"""

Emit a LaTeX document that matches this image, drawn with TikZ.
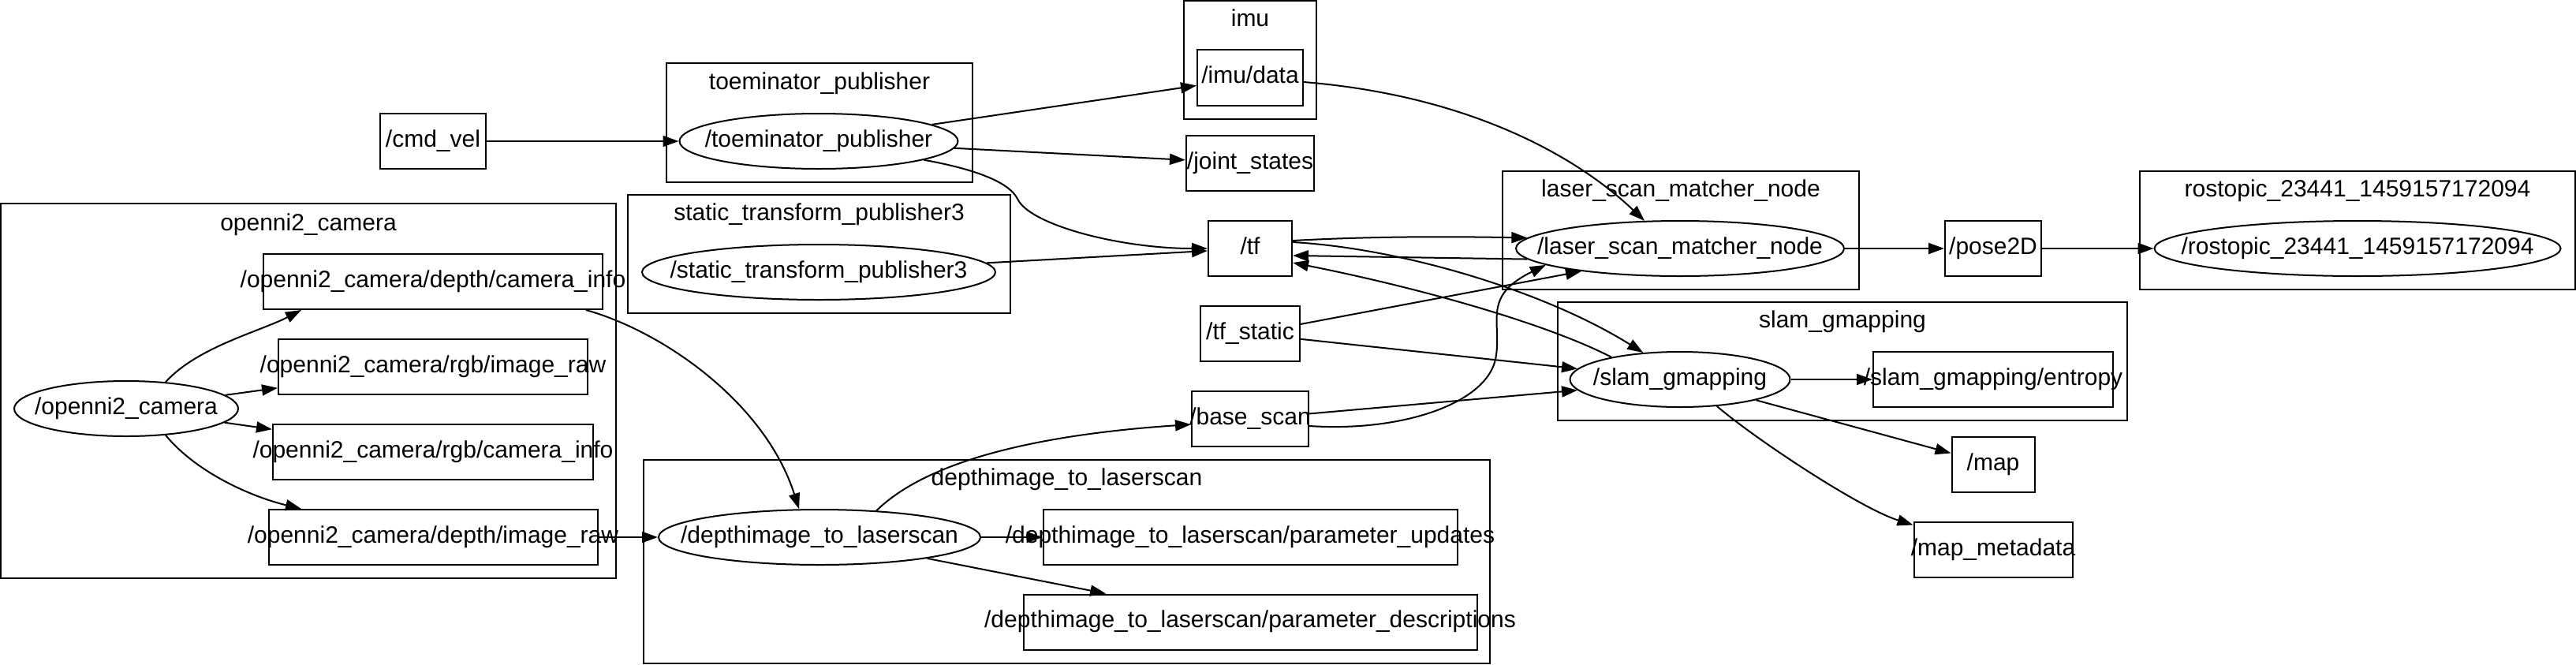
\documentclass[tikz,border=0pt]{standalone}
\usepackage{fontspec}
\setmainfont{Liberation Sans}
\usetikzlibrary{shapes.geometric,arrows.meta}
\begin{document}
\begin{tikzpicture}[x=0.5pt,y=-0.5pt,
  every node/.style={font=\fontsize{15pt}{18pt}\selectfont, inner sep=0pt, text height=10.5pt, text depth=3.2pt},
  topicbox/.style={draw, line width=1pt, rectangle, minimum height=35pt},
  nodeell/.style={draw, line width=1pt, ellipse, minimum height=35pt},
  clusterbox/.style={draw, line width=1.2pt, rectangle},
  edge/.style={line width=1pt, -{Triangle[length=10pt,width=7pt]}}
]
\useasboundingbox (0,0) rectangle (3266,842);

% clusters
\node[clusterbox, minimum width=390pt, minimum height=237.5pt] (cl_openni) at (391,495.5) {};
\node (lb_openni) at (391,285) {openni2\_camera};
\node[clusterbox, minimum width=194pt, minimum height=75.5pt] (cl_toem) at (1039,155.5) {};
\node (lb_toem) at (1039,106) {toeminator\_publisher};
\node[clusterbox, minimum width=84pt, minimum height=75pt] (cl_imu) at (1585,76) {};
\node (lb_imu) at (1585,26) {imu};
\node[clusterbox, minimum width=242.5pt, minimum height=75pt] (cl_static) at (1038.5,322) {};
\node (lb_static) at (1038.5,272) {static\_transform\_publisher3};
\node[clusterbox, minimum width=536.5pt, minimum height=129pt] (cl_depth) at (1352.5,712) {};
\node (lb_depth) at (1352.5,608) {depthimage\_to\_laserscan};
\node[clusterbox, minimum width=226pt, minimum height=75pt] (cl_laser) at (2131,292) {};
\node (lb_laser) at (2131,242) {laser\_scan\_matcher\_node};
\node[clusterbox, minimum width=361pt, minimum height=75pt] (cl_slam) at (2336,458) {};
\node (lb_slam) at (2336,408) {slam\_gmapping};
\node[clusterbox, minimum width=276pt, minimum height=75pt] (cl_rost) at (2989,292) {};
\node (lb_rost) at (2989,242) {rostopic\_23441\_1459157172094};

% topics and nodes
\node[topicbox, minimum width=67pt] (cmdvel) at (549,179) {\makebox[0pt]{/cmd\_vel}};
\node[topicbox, minimum width=215pt] (dci) at (549,357) {\makebox[0pt]{/openni2\_camera/depth/camera\_info}};
\node[topicbox, minimum width=196pt] (rir) at (549,465) {\makebox[0pt]{/openni2\_camera/rgb/image\_raw}};
\node[topicbox, minimum width=203pt] (rci) at (549,573) {\makebox[0pt]{/openni2\_camera/rgb/camera\_info}};
\node[topicbox, minimum width=208.5pt] (dir) at (549,681) {\makebox[0pt]{/openni2\_camera/depth/image\_raw}};
\node[nodeell, minimum width=142pt] (oni) at (160,518) {\makebox[0pt]{/openni2\_camera}};
\node[topicbox, minimum width=67pt, minimum height=35.5pt] (imudata) at (1585,98.5) {\makebox[0pt]{/imu/data}};
\node[nodeell, minimum width=176.5pt] (tp) at (1038,179) {\makebox[0pt]{/toeminator\_publisher}};
\node[topicbox, minimum width=81pt] (js) at (1585,207) {\makebox[0pt]{/joint\_states}};
\node[nodeell, minimum width=224pt] (stp) at (1038,345) {\makebox[0pt]{/static\_transform\_publisher3}};
\node[topicbox, minimum width=53pt] (tf) at (1585,315) {\makebox[0pt]{/tf}};
\node[topicbox, minimum width=63pt] (tfs) at (1585,423) {\makebox[0pt]{/tf\_static}};
\node[topicbox, minimum width=74pt] (bs) at (1585,531) {\makebox[0pt]{/base\_scan}};
\node[nodeell, minimum width=204pt] (dtl) at (1039,681) {\makebox[0pt]{/depthimage\_to\_laserscan}};
\node[topicbox, minimum width=262.5pt] (pu) at (1585,681) {\makebox[0pt]{/depthimage\_to\_laserscan/parameter\_updates}};
\node[topicbox, minimum width=287.5pt] (pd) at (1585,788.5) {\makebox[0pt]{/depthimage\_to\_laserscan/parameter\_descriptions}};
\node[nodeell, minimum width=208pt] (lsm) at (2130,315) {\makebox[0pt]{/laser\_scan\_matcher\_node}};
\node[topicbox, minimum width=61pt] (pose) at (2527,315) {\makebox[0pt]{/pose2D}};
\node[nodeell, minimum width=139.5pt] (slam) at (2130,481) {\makebox[0pt]{/slam\_gmapping}};
\node[topicbox, minimum width=152pt] (entropy) at (2527,481) {\makebox[0pt]{/slam\_gmapping/entropy}};
\node[topicbox, minimum width=52.5pt] (map) at (2527,589) {\makebox[0pt]{/map}};
\node[topicbox, minimum width=100.5pt] (mm) at (2527,697) {\makebox[0pt]{/map\_metadata}};
\node[nodeell, minimum width=257.5pt] (rost) at (2989,315) {\makebox[0pt]{/rostopic\_23441\_1459157172094}};

% edges
\draw[edge] (cmdvel) -- (tp);
\draw[edge] (tp) -- (imudata);
\draw[edge] (tp) -- (js);
\draw[edge] (tp) .. controls (1240,215) and (1280,232) .. (1290,252) .. controls (1305,285) and (1420,315) .. (tf);
\draw[edge] (stp) -- (tf);
\draw[edge] (imudata) .. controls (1850,120) and (1990,190) .. (lsm.142);
\draw[edge] ([yshift=5pt]tf.east) .. controls (1750,299) and (1850,300) .. (lsm.176);
\draw[edge] (lsm.184) -- ([yshift=-4.5pt]tf.east);
\draw[edge] (slam.162) .. controls (1960,410) and (1800,365) .. ([yshift=-9pt]tf.east);
\draw[edge] ([yshift=4pt]tf.east) .. controls (1780,315) and (1960,370) .. (slam.144);
\draw[edge] (tfs) -- (lsm.193);
\draw[edge] (tfs) -- (slam.174);
\draw[edge] (bs) -- (slam.186);
\draw[edge] ([yshift=-4.5pt]bs.east) .. controls (1780,548) and (1890,510) .. (1897,450) .. controls (1903,405) and (1880,375) .. (lsm.187);
\draw[edge] (lsm) -- (pose);
\draw[edge] (pose) -- (rost);
\draw[edge] (slam) -- (entropy);
\draw[edge] (slam) -- (map);
\draw[edge] (slam.-36) .. controls (2230,560) and (2360,645) .. (mm);
\draw[edge] (oni.34) .. controls (250,440) and (330,420) .. ([xshift=-83.5pt]dci.south);
\draw[edge] (oni) -- (rir);
\draw[edge] (oni) -- (rci);
\draw[edge] (oni.-34) .. controls (250,600) and (320,630) .. ([xshift=-83.5pt]dir.north);
\draw[edge] ([xshift=97pt]dci.south) .. controls (840,420) and (970,510) .. (dtl.126);
\draw[edge] (dir) -- (dtl);
\draw[edge] (dtl.25) .. controls (1180,580) and (1330,550) .. ([yshift=-3.5pt]bs.west);
\draw[edge] (dtl) -- (pu);
\draw[edge] (dtl) -- (pd);
\end{tikzpicture}
\end{document}
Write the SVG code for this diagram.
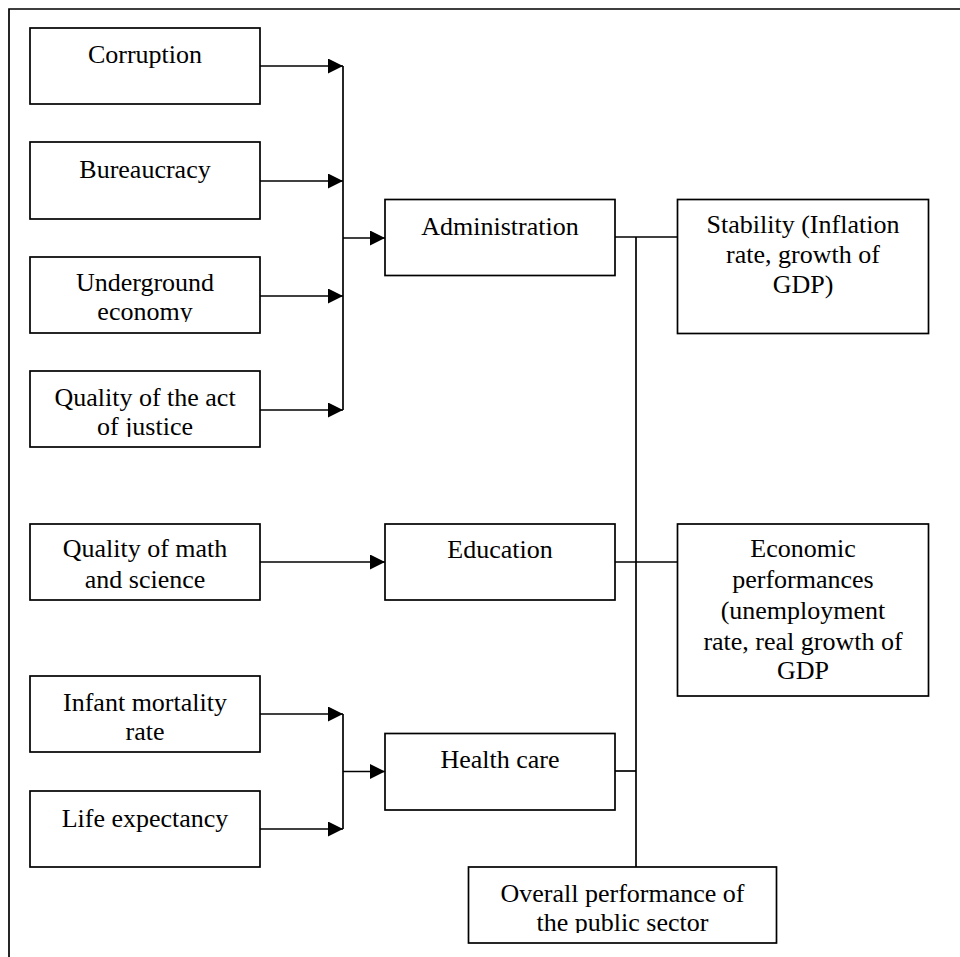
<svg xmlns="http://www.w3.org/2000/svg" width="960" height="957" viewBox="0 0 960 957">
<style>
.box{fill:#fff;stroke:#000;stroke-width:1.7}
.ln{fill:none;stroke:#000;stroke-width:1.7}
.t{font-family:"Liberation Serif","Times New Roman",serif;font-size:26px;fill:#000;text-anchor:middle}
</style>
<defs>
<marker id="ah" markerUnits="userSpaceOnUse" markerWidth="16" markerHeight="16" refX="15" refY="7.5" orient="auto">
<path d="M0,0 L15,7.5 L0,15 z" fill="#000"/>
</marker>
<clipPath id="cUnder"><rect x="30" y="257" width="230" height="65"/></clipPath>
<clipPath id="cJust"><rect x="30" y="371" width="230" height="66"/></clipPath>
<clipPath id="cOver"><rect x="468" y="867" width="309" height="66"/></clipPath>
</defs>
<rect width="960" height="957" fill="#fff"/>
<path class="ln" d="M9,957 V9 H960"/>
<g id="connectors">
<path class="ln" d="M260,66 H343" marker-end="url(#ah)"/>
<path class="ln" d="M260,181 H343" marker-end="url(#ah)"/>
<path class="ln" d="M260,296 H343" marker-end="url(#ah)"/>
<path class="ln" d="M260,410 H343" marker-end="url(#ah)"/>
<path class="ln" d="M343,66 V410"/>
<path class="ln" d="M343,238 H385" marker-end="url(#ah)"/>
<path class="ln" d="M260,562 H385" marker-end="url(#ah)"/>
<path class="ln" d="M260,714 H343" marker-end="url(#ah)"/>
<path class="ln" d="M260,829 H343" marker-end="url(#ah)"/>
<path class="ln" d="M343,714 V829"/>
<path class="ln" d="M343,771.5 H385" marker-end="url(#ah)"/>
<path class="ln" d="M615,237 H677.5"/>
<path class="ln" d="M615,562 H677.5"/>
<path class="ln" d="M615,771 H636"/>
<path class="ln" d="M636,237 V867"/>
</g>
<g id="corruption"><rect class="box" x="30" y="28" width="230" height="76"/><text class="t" x="145" y="63">Corruption</text></g>
<g id="bureaucracy"><rect class="box" x="30" y="142" width="230" height="77"/><text class="t" x="145" y="178">Bureaucracy</text></g>
<g id="underground"><rect class="box" x="30" y="257" width="230" height="76"/><g clip-path="url(#cUnder)"><text class="t" x="145" y="291">Underground</text><text class="t" x="145" y="320">economy</text></g></g>
<g id="justice"><rect class="box" x="30" y="371" width="230" height="76"/><g clip-path="url(#cJust)"><text class="t" x="145" y="406">Quality of the act</text><text class="t" x="145" y="435">of justice</text></g></g>
<g id="math"><rect class="box" x="30" y="524" width="230" height="76"/><text class="t" x="145" y="557">Quality of math</text><text class="t" x="145" y="588">and science</text></g>
<g id="infant"><rect class="box" x="30" y="676" width="230" height="76"/><text class="t" x="145" y="711">Infant mortality</text><text class="t" x="145" y="740">rate</text></g>
<g id="life"><rect class="box" x="30" y="791" width="230" height="76"/><text class="t" x="145" y="827">Life expectancy</text></g>
<g id="administration"><rect class="box" x="385" y="199.5" width="230" height="76"/><text class="t" x="500" y="235">Administration</text></g>
<g id="education"><rect class="box" x="385" y="524" width="230" height="76"/><text class="t" x="500" y="558">Education</text></g>
<g id="health"><rect class="box" x="385" y="733.5" width="230" height="76.5"/><text class="t" x="500" y="768">Health care</text></g>
<g id="stability"><rect class="box" x="677.5" y="199.5" width="251" height="134"/><text class="t" x="803" y="233">Stability (Inflation</text><text class="t" x="803" y="263">rate, growth of</text><text class="t" x="803" y="293">GDP)</text></g>
<g id="economic"><rect class="box" x="677.5" y="524" width="251" height="172"/><text class="t" x="803" y="557">Economic</text><text class="t" x="803" y="588">performances</text><text class="t" x="803" y="619">(unemployment</text><text class="t" x="803" y="650">rate, real growth of</text><text class="t" x="803" y="679">GDP</text></g>
<g id="overall"><rect class="box" x="468.5" y="867" width="308" height="76"/><g clip-path="url(#cOver)"><text class="t" x="622.5" y="902">Overall performance of</text><text class="t" x="622.5" y="931">the public sector</text></g></g>
</svg>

"""

Restate the lines of the records exactly, starting at the first and stopping after the line with "(lb_rost) at (2989,242)". Leave out any picture.

Emit a LaTeX document that matches this image, drawn with TikZ.
\documentclass[tikz,border=0pt]{standalone}
\usepackage{fontspec}
\setmainfont{Liberation Sans}
\usetikzlibrary{shapes.geometric,arrows.meta}
\begin{document}
\begin{tikzpicture}[x=0.5pt,y=-0.5pt,
  every node/.style={font=\fontsize{15pt}{18pt}\selectfont, inner sep=0pt, text height=10.5pt, text depth=3.2pt},
  topicbox/.style={draw, line width=1pt, rectangle, minimum height=35pt},
  nodeell/.style={draw, line width=1pt, ellipse, minimum height=35pt},
  clusterbox/.style={draw, line width=1.2pt, rectangle},
  edge/.style={line width=1pt, -{Triangle[length=10pt,width=7pt]}}
]
\useasboundingbox (0,0) rectangle (3266,842);

% clusters
\node[clusterbox, minimum width=390pt, minimum height=237.5pt] (cl_openni) at (391,495.5) {};
\node (lb_openni) at (391,285) {openni2\_camera};
\node[clusterbox, minimum width=194pt, minimum height=75.5pt] (cl_toem) at (1039,155.5) {};
\node (lb_toem) at (1039,106) {toeminator\_publisher};
\node[clusterbox, minimum width=84pt, minimum height=75pt] (cl_imu) at (1585,76) {};
\node (lb_imu) at (1585,26) {imu};
\node[clusterbox, minimum width=242.5pt, minimum height=75pt] (cl_static) at (1038.5,322) {};
\node (lb_static) at (1038.5,272) {static\_transform\_publisher3};
\node[clusterbox, minimum width=536.5pt, minimum height=129pt] (cl_depth) at (1352.5,712) {};
\node (lb_depth) at (1352.5,608) {depthimage\_to\_laserscan};
\node[clusterbox, minimum width=226pt, minimum height=75pt] (cl_laser) at (2131,292) {};
\node (lb_laser) at (2131,242) {laser\_scan\_matcher\_node};
\node[clusterbox, minimum width=361pt, minimum height=75pt] (cl_slam) at (2336,458) {};
\node (lb_slam) at (2336,408) {slam\_gmapping};
\node[clusterbox, minimum width=276pt, minimum height=75pt] (cl_rost) at (2989,292) {};
\node (lb_rost) at (2989,242) {rostopic\_23441\_1459157172094};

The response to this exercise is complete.